Jay and Raya, that's us. We were a team, you and I. And I loved every moment. We met online. It was the thirteenth of February.
I still have Kay to thank for that.
We talked for a while, a typical start to any conversation being a "what's up?" Or a "Heyo."
That's all we were for a while. You and I were friends and nothing more. That's what I thought at least.
Soon enough, I started to realize. I was falling for you. Even though my anxiety kept prying at my thoughts and every waking moment. What if she hates me? What if she stops talking to me?That was when your thoughts got worse. When mine got darker. When we both started losing ourselves. And so we strayed. We drifted like the moon.
Ages and ages passed. A year and we seemed to be hanging on. You started calling me love, even though you had someone else. You made me feel better. Yet, you caused the panic to start.
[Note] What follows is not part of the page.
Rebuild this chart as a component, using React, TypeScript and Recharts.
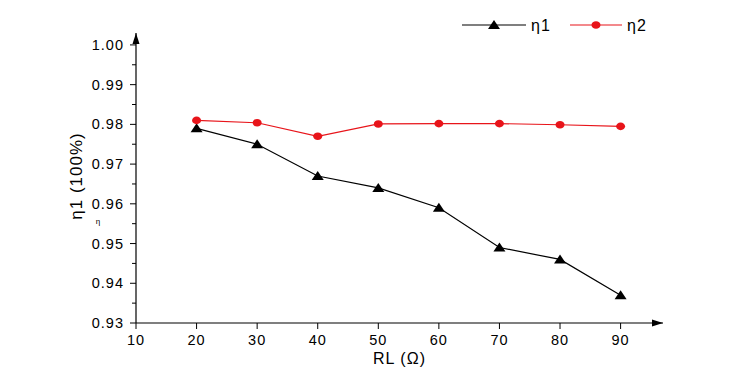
import { LineChart, Line, XAxis, YAxis, ReferenceDot, Label } from "recharts";

const rl = [20, 30, 40, 50, 60, 70, 80, 90];
const eta1 = [0.979, 0.975, 0.967, 0.964, 0.959, 0.949, 0.946, 0.937];
const eta2 = [0.981, 0.9804, 0.977, 0.9801, 0.9802, 0.9802, 0.9799, 0.9795];
const xTicks = [10, 20, 30, 40, 50, 60, 70, 80, 90];
const yMajor = [0.93, 0.94, 0.95, 0.96, 0.97, 0.98, 0.99, 1.0];
const yMinor = [0.935, 0.945, 0.955, 0.965, 0.975, 0.985, 0.995];

const data = rl.map((r, i) => ({ rl: r, eta1: eta1[i], eta2: eta2[i] }));
const yTicks = [...yMajor, ...yMinor].sort((a, b) => a - b);

const font = "'Liberation Sans', Arial, sans-serif";

const Triangle = (props: any) => {
  const { cx, cy } = props;
  if (cx == null || cy == null) return null;
  return <path d={`M${cx},${cy - 5} L${cx + 6},${cy + 4} L${cx - 6},${cy + 4} Z`} fill="#000" />;
};

const RedDot = (props: any) => {
  const { cx, cy } = props;
  if (cx == null || cy == null) return null;
  return <ellipse cx={cx} cy={cy} rx={4.5} ry={3.8} fill="#e8141a" />;
};

const YTick = (props: any) => {
  const { x, y, payload } = props;
  const v = payload.value;
  const major = yMajor.some((m) => Math.abs(m - v) < 1e-6);
  const ax = x + 8;
  return (
    <g>
      <line x1={ax} x2={ax - (major ? 6 : 4)} y1={y} y2={y} stroke="#000" strokeWidth={1} />
      {major && (
        <text x={ax - 12} y={y + 5} textAnchor="end" fontSize={14.5} letterSpacing={1} fontFamily={font} fill="#000">
          {v.toFixed(2)}
        </text>
      )}
    </g>
  );
};

const XTick = (props: any) => {
  const { x, y, payload } = props;
  const ay = y - 8;
  return (
    <g>
      <line x1={x} x2={x} y1={ay} y2={ay + 6} stroke="#000" strokeWidth={1} />
      <text x={x} y={ay + 22} textAnchor="middle" fontSize={14.5} letterSpacing={1} fontFamily={font} fill="#000">
        {payload.value}
      </text>
    </g>
  );
};

const ArrowRight = (props: any) => {
  const { cx, cy } = props;
  return <path d={`M${cx},${cy} L${cx - 11},${cy - 3.5} L${cx - 11},${cy + 3.5} Z`} fill="#000" />;
};

const ArrowUp = (props: any) => {
  const { cx, cy } = props;
  return <path d={`M${cx},${cy} L${cx - 3.5},${cy + 11} L${cx + 3.5},${cy + 11} Z`} fill="#000" />;
};

// legend drawn straight into the svg so it does not push the plot down
const LegendBox = () => (
  <g transform="translate(460, 13)">
    <line x1={2} x2={66} y1={12} y2={12} stroke="#000" strokeWidth={1.2} />
    <path d="M34,7 L40,16 L28,16 Z" fill="#000" />
    <text x={71} y={18} fontSize={16} letterSpacing={1} fontFamily={font} fill="#000">η1</text>
    <line x1={110} x2={162} y1={12} y2={12} stroke="#e8141a" strokeWidth={1.2} />
    <ellipse cx={136} cy={12} rx={4.5} ry={3.8} fill="#e8141a" />
    <text x={167} y={18} fontSize={16} letterSpacing={1} fontFamily={font} fill="#000">η2</text>
  </g>
);

export default function App() {
  return (
    <div style={{ position: "absolute", left: 0, top: 0, background: "#fff" }}>
      <LineChart width={756} height={387} data={data} margin={{ top: 33, right: 93, bottom: 0, left: 128 }}>
        <XAxis
          dataKey="rl"
          type="number"
          domain={[10, 97]}
          ticks={xTicks}
          allowDataOverflow
          axisLine={{ stroke: "#000", strokeWidth: 1.2 }}
          tickLine={false}
          tick={<XTick />}
          height={64}
        >
          <Label value="RL (Ω)" position="insideBottom" offset={23} fontSize={16} letterSpacing={1} fontFamily={font} fill="#000" />
        </XAxis>
        <YAxis
          type="number"
          domain={[0.93, 1.003]}
          ticks={yTicks}
          allowDataOverflow
          axisLine={{ stroke: "#000", strokeWidth: 1.2 }}
          tickLine={false}
          tick={<YTick />}
          width={8}
          interval={0}
        />
        <ReferenceDot x={97} y={0.93} r={0} shape={<ArrowRight />} ifOverflow="visible" />
        <ReferenceDot x={10} y={1.003} r={0} shape={<ArrowUp />} ifOverflow="visible" />
        <Line
          dataKey="eta1"
          stroke="#000"
          strokeWidth={1.2}
          dot={<Triangle />}
          activeDot={false}
          isAnimationActive={false}
        />
        <Line
          dataKey="eta2"
          stroke="#e8141a"
          strokeWidth={1.2}
          dot={<RedDot />}
          activeDot={false}
          isAnimationActive={false}
        />
        <LegendBox />
        <text x={76} y={176} transform="rotate(-90 76 176)" textAnchor="middle" dominantBaseline="central" fontSize={17} letterSpacing={1} fontFamily={font} fill="#000">
          η1 (100%)
        </text>
        <text x={98} y={224} textAnchor="middle" fontSize={8} fontFamily={font} fill="#000">
          η
        </text>
      </LineChart>
    </div>
  );
}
I was in Florida, a trip to Disney in fact. When you disappeared. And I had my first anxiety attack. And from then, they just kept on coming.
I'm pretty sure that's when I started to piece it together. Without you, I was a mess. And I still had no idea what you were like without me.
I tried to fix us. But you never seemed to respond. Or you never seemed to have the time. And that... Was what broke our white string of fate. Time.
Time is a fragile thing. You never know how much you have with someone before they're gone. All the 'i love you's' shared? All the cute moments when you said I was pretty?
I've known you for over two years now, and it's only recently that I realized. I realized exactly why I left. I figured out why I can't manage to keep a conversation going anymore.
I was too dependant on you.
Maybe that's why I can't remember to talk to you anymore?
Because I don't want to rely on you to keep me going anymore.
So that's what I did. I cut us off. I still try, but now it seems half hearted. And for that, I'm sorry. I'm afraid if I fall for you all over again we'll fall back into that old pattern.
So for now I'll hold us in my heart.